The eye may receive 10 million bits per second, and the optic nerve and brain do a marvellous job of finding patterns in those 10 million bits, but that doesn't mean we're processing it efficiently.

As Eliezer pointed out, an "Efficient" processing would allow us to derive the theory of relativity (or at least Newtonian mechanics) from about 6 frames of an apple falling in a field. That would be a super-efficient use of available information, but not even the best possible use! The eye might be a fantastic piece of kit, but it sure as hell doesn't do that. (or if it does, I need a proper user's manual, cause I haven't figured out how to do it yet!)


Isn't there a declining marginal value to the amount of sensory information available and the amount of processing you do on it?

Information and calculation beyond a certain point may simply becoming "boring."


Fair point, GavinB. If you defined "efficiency" in terms of achieving the most benefit from an eyeball using the fewest computations, then I'm not sure whether a Bayesian superintelligence could approach "efficiency". Maybe the theoretically optimal program to run on the eyeball's input, would itself require exponentially vast brainpower to calculate!

But I would concede a much higher chance that a Bayesian superintelligence could get bored at exactly the right time, than that it could simulate all possible universes.


Do you think it would be a "good" thing if the average intelligence level was bolstered by 40 points? Can you think of any ill side effects from this possibility?


increased existential depression...


It seems like a sufficiently intelligent intelligence will eventually "escape" all the way up to the "real world". From this example, if the Einsteinians had invented an AI without having the hardware spontaneously melt, it would have escaped into the Einsteinian world. It then would have moved up into the "undergrad world", since it would be smarter than the Einsteinians and they were capable of "moving up".

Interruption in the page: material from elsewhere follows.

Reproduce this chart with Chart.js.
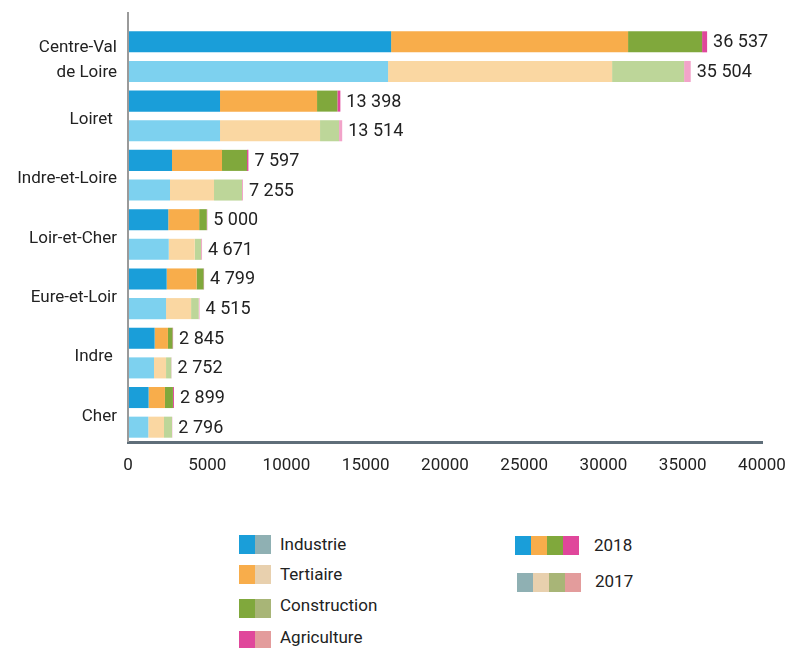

I can't quite put my finger on it but something seems wrong about this...something mind bending is going on here.


You should read Greg Egan.


Man, the kind of stuff I read on overcomingbias makes everyday life feel vapid and onerous.


- Shannon limit.

- Genius: perspiration vs inspiration and how much genetics alone can affect this.

- Relativity: if we're traveling near c that makes us less intelligent because we think more "slowly"?

- Tractability: here comes the heat death of the universe.


This is mind-bending. Good read, thank you!